↓↓↓

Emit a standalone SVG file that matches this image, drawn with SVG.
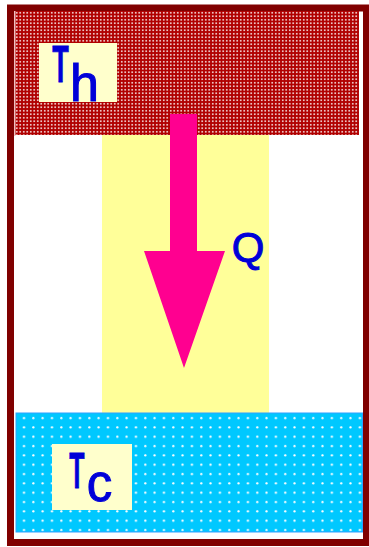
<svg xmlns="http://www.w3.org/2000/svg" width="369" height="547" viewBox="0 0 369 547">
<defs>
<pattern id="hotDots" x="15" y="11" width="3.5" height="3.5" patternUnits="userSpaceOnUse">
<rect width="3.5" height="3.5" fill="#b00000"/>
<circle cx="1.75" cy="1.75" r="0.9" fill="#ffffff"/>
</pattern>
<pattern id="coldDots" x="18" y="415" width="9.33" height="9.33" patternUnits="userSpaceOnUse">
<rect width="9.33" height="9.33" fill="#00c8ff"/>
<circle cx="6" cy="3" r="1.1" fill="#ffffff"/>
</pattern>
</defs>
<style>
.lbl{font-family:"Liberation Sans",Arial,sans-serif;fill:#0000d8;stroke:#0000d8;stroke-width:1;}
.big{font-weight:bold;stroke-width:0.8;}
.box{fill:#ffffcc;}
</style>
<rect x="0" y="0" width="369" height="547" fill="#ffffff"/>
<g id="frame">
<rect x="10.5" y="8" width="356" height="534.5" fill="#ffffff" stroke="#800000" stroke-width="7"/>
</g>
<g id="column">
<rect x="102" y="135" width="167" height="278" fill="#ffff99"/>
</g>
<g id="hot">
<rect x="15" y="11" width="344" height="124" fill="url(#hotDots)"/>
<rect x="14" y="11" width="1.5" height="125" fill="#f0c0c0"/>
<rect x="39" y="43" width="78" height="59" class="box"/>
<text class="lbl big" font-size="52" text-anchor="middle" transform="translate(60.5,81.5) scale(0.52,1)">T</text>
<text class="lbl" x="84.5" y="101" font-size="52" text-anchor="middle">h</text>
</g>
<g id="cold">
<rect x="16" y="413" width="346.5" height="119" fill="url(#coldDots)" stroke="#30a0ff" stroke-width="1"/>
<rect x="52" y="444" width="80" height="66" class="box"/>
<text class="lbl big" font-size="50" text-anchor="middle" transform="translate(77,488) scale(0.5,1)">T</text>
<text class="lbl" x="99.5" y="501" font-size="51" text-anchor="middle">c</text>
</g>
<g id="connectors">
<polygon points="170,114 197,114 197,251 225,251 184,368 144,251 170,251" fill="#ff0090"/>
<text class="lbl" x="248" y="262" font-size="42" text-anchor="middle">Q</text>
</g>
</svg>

↑↑↑

> [Stated exercise] Go through the material above and print all of it exactly, except the pictures.

> [Problem solution]
Emit a standalone SVG file that matches this image, drawn with SVG.
<svg xmlns="http://www.w3.org/2000/svg" width="369" height="547" viewBox="0 0 369 547">
<defs>
<pattern id="hotDots" x="15" y="11" width="3.5" height="3.5" patternUnits="userSpaceOnUse">
<rect width="3.5" height="3.5" fill="#b00000"/>
<circle cx="1.75" cy="1.75" r="0.9" fill="#ffffff"/>
</pattern>
<pattern id="coldDots" x="18" y="415" width="9.33" height="9.33" patternUnits="userSpaceOnUse">
<rect width="9.33" height="9.33" fill="#00c8ff"/>
<circle cx="6" cy="3" r="1.1" fill="#ffffff"/>
</pattern>
</defs>
<style>
.lbl{font-family:"Liberation Sans",Arial,sans-serif;fill:#0000d8;stroke:#0000d8;stroke-width:1;}
.big{font-weight:bold;stroke-width:0.8;}
.box{fill:#ffffcc;}
</style>
<rect x="0" y="0" width="369" height="547" fill="#ffffff"/>
<g id="frame">
<rect x="10.5" y="8" width="356" height="534.5" fill="#ffffff" stroke="#800000" stroke-width="7"/>
</g>
<g id="column">
<rect x="102" y="135" width="167" height="278" fill="#ffff99"/>
</g>
<g id="hot">
<rect x="15" y="11" width="344" height="124" fill="url(#hotDots)"/>
<rect x="14" y="11" width="1.5" height="125" fill="#f0c0c0"/>
<rect x="39" y="43" width="78" height="59" class="box"/>
<text class="lbl big" font-size="52" text-anchor="middle" transform="translate(60.5,81.5) scale(0.52,1)">T</text>
<text class="lbl" x="84.5" y="101" font-size="52" text-anchor="middle">h</text>
</g>
<g id="cold">
<rect x="16" y="413" width="346.5" height="119" fill="url(#coldDots)" stroke="#30a0ff" stroke-width="1"/>
<rect x="52" y="444" width="80" height="66" class="box"/>
<text class="lbl big" font-size="50" text-anchor="middle" transform="translate(77,488) scale(0.5,1)">T</text>
<text class="lbl" x="99.5" y="501" font-size="51" text-anchor="middle">c</text>
</g>
<g id="connectors">
<polygon points="170,114 197,114 197,251 225,251 184,368 144,251 170,251" fill="#ff0090"/>
<text class="lbl" x="248" y="262" font-size="42" text-anchor="middle">Q</text>
</g>
</svg>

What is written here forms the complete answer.